Australian mining stocks extended their losses on Wednesday, with the sector weighed down by growing concerns over U.S. plans to impose steep tariffs on imports from China. The S&P/ASX 200 mining sub-index (XMM) fell 3.7%, hovering near levels last seen more than two-and-a-half years ago.

The slump follows reports of proposed U.S. tariffs of up to 104% on Chinese imports, sparking fears of a broader impact on global trade. China is not only a major consumer of key commodities like iron ore but also Australia's top trading partner, making its economic outlook critical for Australian miners.

Mining giants bore the brunt of Wednesday's sell-off. BHP Group (ASX:BHP) and Rio Tinto (ASX:RIO) each dropped more than 4%, while Fortescue Metals Group (ASX:FMG) fell over 5%, reflecting investor unease about potential disruptions in commodity demand.

The proposed U.S. tariffs are aimed at curbing Chinese exports and protecting domestic industries but have stoked concerns of retaliatory actions and slowing industrial activity in China—developments that could weigh heavily on global resource markets.

The Australian mining sector is particularly vulnerable, given its reliance on Chinese demand for raw materials. Most major miners generate a significant portion of their revenue from exports to China, especially in iron ore and other base metals. Any sustained weakness in China’s industrial sector could lead to lower prices and reduced export volumes for Australian producers.

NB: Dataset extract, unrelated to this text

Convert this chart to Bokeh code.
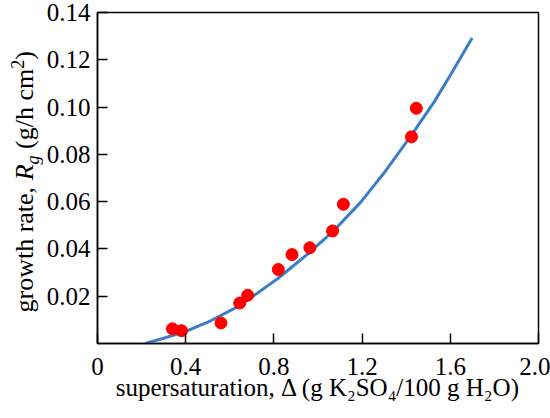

With Tuesday’s declines factored in, the mining sub-index has now fallen more than 9% in 2024, nearly mirroring the benchmark S&P/ASX 200 Index's 9.7% slide over the same period.

Analysts suggest the current downturn could persist if trade tensions escalate or if China’s economic data continues to underwhelm. Although major Australian miners have traditionally weathered market turbulence well, the extent of their exposure to Chinese demand leaves them increasingly susceptible to geopolitical developments.

As investors await clarity on the final scope and timeline of the U.S. tariffs, market sentiment around mining stocks is likely to remain cautious.